Peter Skene Ogden was the first white man to explore parts of Idaho, California, Nevada, Utah and Wyoming. He was one of the few HBC traders to oppose the indiscriminate slaughter of animals. His wife, Julia Mary River, a Cree, was a legend in her own right. One time she dove into a turbulent river to retrieve a runaway raft loaded with furs. When her husband’s expedition horses were stampeded by a rival she jumped on a horse, rode into the enemy’s camp to rescue her first-born son and galloped off with a stolen nag loaded with furs.
Here is a Cree’s description of bagpipes, to his Chief: “One white man was dressed like a woman, in a skirt of funny color had whiskers growing from his belt and fancy leggings. He carried a black swan which had many legs with ribbons tied to them. The swan’s body he put under his arm upside down and then put its head in his mouth and bit it. At the same time he pinched its neck with his fingers and squeezed the body under his arm until it made a terrible noise.”

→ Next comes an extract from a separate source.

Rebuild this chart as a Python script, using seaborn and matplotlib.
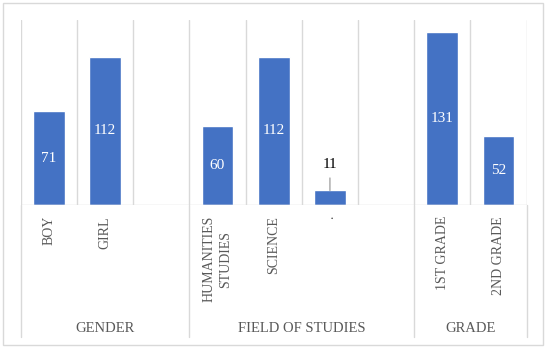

I enjoyed volume 2 as much as volume 1. I learned a lot about the exploration and the fur trade in Western Canada that I'd forgotten from my grade 11 Canadian history classes and reading these books many years ago. I particularly liked his information about George Simpson who is such an important figure in North American history but almost unheard of by most Americans. I thought the last few chapters were a little rushed and uneven with the rest of the book. Perhaps even a little preachy. I am not going to reread volume 3 which was not as good when I read it before.
Peter C. Newman is always readable and he weaves a great story in this popular history of the later fur trade in Canada. This is not a history text but something to situate those with an interest in Canadian history or the fur trade. It's substantial, but not academic, telling a story and focusing on characters.
This was a very well-written and seemingly well-documented account. Anyone who has ever slogged through Sir Alexander Mackenzie's narratives will probably be surprised at how interesting the subject of the various 18th & early 19th cen. fur companies--and their rivalries and explorations--can be.